几个数理统计相关的问题

为什么样本方差的分母是 \(n-1\) ？

如果已知随机变量 \(X\) 的期望为 \(\mu\)，方差 \(\sigma^{2}=E[(X-\mu)^{2}]\).

那么采样后用 \[ S^{2}=\frac{1}{n}\sum_{i=1}^{n} (X_i-\mu)^{2} \]

来近似 \(\sigma^{2}\).

一般说来 \(\mu\) 是未知的，只有样本的均值 \[ \bar{X}=\frac{1}{n}\sum_{i=1}^{n} X_{i}. \]

我们要证明可以用 \[ S^{2}=\frac{1}{n-1}\sum_{i=1}^{n} (X_{i}-\bar{X})^{2} \]

来近似 \(\sigma^{2}\).

首先我们知道 \[ E[\frac{1}{n}\sum_{i=1}^{n} (X_{i}-\mu)^{2}]=\sigma^{2} \]

根据中心极限定理，\(S^{2}\) 的采样均值会服从 \(\mu=\sigma^{2}\) 的正态分布. 这就是所谓的无偏估计.

易知 \[ \sum_{i=1}^{n} (X_{i}-\bar{X})^{2}= \sum_{i=1}^{n} (X_{i}-\mu)^{2}-n(\mu-\bar{X})^{2}\leqslant \sum_{i=1}^{n} (X_{i}-\mu)^{2} \]

如果我们令

\[ \tilde{S}^{2}=\frac{1}{n}\sum_{i=1}^{n} (X_{i}-\bar{X})^{2} \]

则有 \[ \begin{aligned} E[\tilde{S}^{2}]&=E[\frac{1}{n}\sum_{i=1}^{n} (X_{i}-\bar{X})^{2}]=E[\frac{1}{n}\sum_{i=1}^{n} ((X_{i}-\mu)-(\bar{X}-\mu))^{2}] \\ &=E[\frac{1}{n}\sum_{i=1}^{n} (X_{i}-\mu)^{2}-\frac{2}{n}(\bar{X}-\mu)\sum_{i=1}^{n} (X_{i}-\mu)+(\bar{X}-\mu)^{2}]\\ &=\sigma^{2}-E[(\bar{X}-\mu)^{2}] \end{aligned} \]

而 \[ \begin{aligned} E[(\bar{X}-\mu)^{2}]=E(\bar{X}-E[\bar{X}])^{2}&=var(\bar{X}) \\ &=var\left(\frac{\sum_{i=1}^{n} X_{i}}{n}\right)\\ &=\frac{1}{n^{2}}\sum_{i=1}^{n} var(X_{i}) \\ &=\frac{\sigma^{2}}{n} \end{aligned} \]

故 \[ E[\tilde{S}^{2}]=\frac{n-1}{n}\sigma^{2} \]

故 \[ S^{2}=\frac{1}{n-1}\sum_{i=1}^{n} (X_{i}-\bar{X})^{2} \]

得到的就是无偏估计.

只考虑一阶和二阶统计量的高斯过程

设有两个高斯过程 \(M\) 和 \(N\)，如果只考虑一阶和二阶统计量，可以设 \[ M=\mu_{M}+\Sigma_{M}\sqrt{1-\rho}X_1+\Sigma_{M}\sqrt{\rho}Y, \]

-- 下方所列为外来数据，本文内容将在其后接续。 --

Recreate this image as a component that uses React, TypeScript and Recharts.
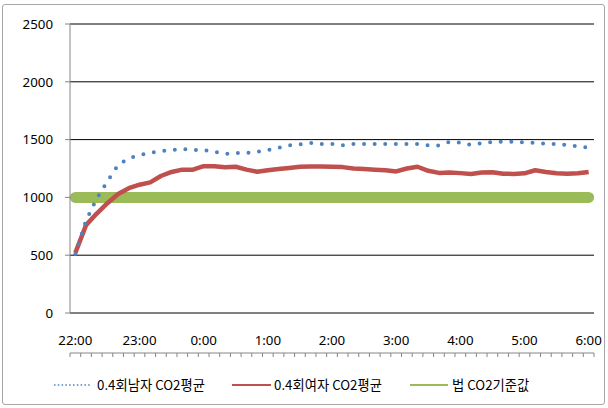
import React from "react";
import { LineChart, Line, XAxis, YAxis, CartesianGrid } from "recharts";

const hourLabels = ["22:00", "23:00", "0:00", "1:00", "2:00", "3:00", "4:00", "5:00", "6:00"];
const yTicks = [0, 500, 1000, 1500, 2000, 2500];

const maleAvg = [
  510, 800, 990, 1140, 1280, 1340, 1365, 1385, 1400, 1410,
  1420, 1410, 1410, 1395, 1375, 1385, 1385, 1395, 1410, 1430,
  1450, 1460, 1470, 1462, 1462, 1450, 1462, 1462, 1462, 1462,
  1462, 1462, 1462, 1450, 1450, 1480, 1475, 1455, 1470, 1480,
  1482, 1482, 1475, 1473, 1465, 1462, 1452, 1440, 1430,
];
const femaleAvg = [
  520, 760, 860, 950, 1030, 1080, 1110, 1130, 1185, 1220,
  1240, 1240, 1270, 1270, 1260, 1265, 1240, 1222, 1235, 1245,
  1255, 1265, 1268, 1268, 1265, 1262, 1250, 1245, 1240, 1235,
  1225, 1250, 1265, 1230, 1212, 1215, 1210, 1202, 1215, 1218,
  1205, 1203, 1208, 1235, 1220, 1208, 1205, 1208, 1220,
];
const legalStd = 1000;

const seriesNames = ["0.4회남자 CO2평균", "0.4회여자 CO2평균", "법 CO2기준값"];

const data = maleAvg.map((m, i) => ({
  idx: i,
  male: m,
  female: femaleAvg[i],
  std: legalStd,
}));

const majorTicks = hourLabels.map((_, i) => i * 6);
const minorTicks = Array.from({ length: maleAvg.length + 1 }, (_, i) => i - 0.5);

const FONT = "'Noto Sans', 'Noto Sans CJK KR', sans-serif";
const KFONT = "'Noto Sans CJK KR', 'Noto Sans', sans-serif";

export default function App() {
  return (
    <div style={{ position: "fixed", left: 0, top: 0, width: 608, height: 408, background: "#fff" }}>
      <div
        style={{
          position: "absolute",
          left: 2,
          top: 4,
          width: 603,
          height: 401,
          border: "1px solid #a6a6a6",
          borderRadius: 3,
          boxSizing: "border-box",
        }}
      />
      <div style={{ position: "absolute", left: 0, top: 0 }}>
        <LineChart
          width={608}
          height={408}
          data={data}
          margin={{ top: 24, right: 14, left: 10, bottom: 54 }}
        >
          <CartesianGrid vertical={false} stroke="#000" strokeWidth={1} />
          <XAxis
            xAxisId="minor"
            dataKey="idx"
            type="number"
            domain={[-0.5, 48.5]}
            ticks={minorTicks}
            interval={0}
            height={1}
            tickSize={4}
            tickMargin={0}
            tickFormatter={() => ""}
            stroke="#868686"
            axisLine={{ stroke: "#868686" }}
            tickLine={{ stroke: "#868686" }}
            allowDataOverflow
          />
          <XAxis
            dataKey="idx"
            type="number"
            domain={[-0.5, 48.5]}
            ticks={majorTicks}
            interval={0}
            height={40}
            tickSize={0}
            tickMargin={23}
            tickLine={false}
            axisLine={false}
            tickFormatter={(v: number) => hourLabels[Math.round(v / 6)] ?? ""}
            tick={{ fill: "#000", fontSize: 13.3, fontFamily: FONT }}
            allowDataOverflow
          />
          <YAxis
            domain={[0, 2500]}
            ticks={yTicks}
            interval={0}
            width={60}
            tickSize={5}
            tickMargin={12}
            stroke="#868686"
            axisLine={{ stroke: "#868686" }}
            tickLine={{ stroke: "#868686" }}
            tick={{ fill: "#000", fontSize: 13.3, fontFamily: FONT }}
          />
          <Line
            dataKey="std"
            name={seriesNames[2]}
            stroke="#9bbb59"
            strokeWidth={11}
            strokeLinecap="round"
            dot={false}
            activeDot={false}
            isAnimationActive={false}
          />
          <Line
            dataKey="female"
            name={seriesNames[1]}
            stroke="#c0504d"
            strokeWidth={4.5}
            strokeLinejoin="round"
            dot={false}
            activeDot={false}
            isAnimationActive={false}
          />
          <Line
            dataKey="male"
            name={seriesNames[0]}
            stroke="#4f81bd"
            strokeWidth={4}
            strokeLinecap="round"
            strokeDasharray="0 10.6"
            dot={false}
            activeDot={false}
            isAnimationActive={false}
          />
        </LineChart>
      </div>
      <div
        style={{
          position: "absolute",
          top: 374,
          left: 0,
          width: 608,
          height: 22,
          fontFamily: KFONT,
          fontSize: 13.3,
          color: "#000",
        }}
      >
        <svg width={608} height={22} style={{ position: "absolute", left: 0, top: 0 }}>
          <line x1={54} y1={11} x2={92} y2={11} stroke="#4f81bd" strokeWidth={1.5} strokeDasharray="1.5 2.3" />
          <line x1={232} y1={11} x2={271} y2={11} stroke="#c0504d" strokeWidth={2.2} />
          <line x1={410} y1={11} x2={448} y2={11} stroke="#9bbb59" strokeWidth={2.2} />
        </svg>
        <span style={{ position: "absolute", left: 97, top: 0, lineHeight: "22px", whiteSpace: "nowrap" }}>
          {seriesNames[0]}
        </span>
        <span style={{ position: "absolute", left: 274, top: 0, lineHeight: "22px", whiteSpace: "nowrap" }}>
          {seriesNames[1]}
        </span>
        <span style={{ position: "absolute", left: 452, top: 0, lineHeight: "22px", whiteSpace: "nowrap" }}>
          {seriesNames[2]}
        </span>
      </div>
    </div>
  );
}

\[ N=\mu_{N}+\Sigma_{N}\sqrt{1-\rho}X_2+\Sigma_{M}\sqrt{\rho}Y. \]

其中 \(X_1,X_2,Y\) 都是标准高斯过程. 这样就有

\[ E[M]=\mu_{M},E[N]=\mu_{N}. \]

\[ var(M)=\Sigma_{M}, var(N)=\Sigma_{N}. \]

\[ cov(M,N)=\rho\Sigma_{M}\Sigma_{N}. \]

这与二元正态分布是很类似的.

低通滤波

函数的低通滤波（？）对于函数 \(\kappa(t)\)，定义 \(\tilde{\kappa}(t)\) 为 \[ (1+\frac{\mathrm{d}}{\mathrm{d}t})\tilde{\kappa}(t)=\kappa(t) \]

可以认为是 \[ \frac{\mathrm{d}}{\mathrm{d}t}\tilde{\kappa}(t)=-\tilde{\kappa}(t)+\kappa(t) \]

的变形.

统计量的公式

对于一个 Markov chain \(Z \rightarrow X_1,X_2\)，有 \[ \mathbb{E}_{X_1}(X_1)=\mathbb{E}_{Z}(\mathbb{E}_{X_1|Z}(X_1)), \]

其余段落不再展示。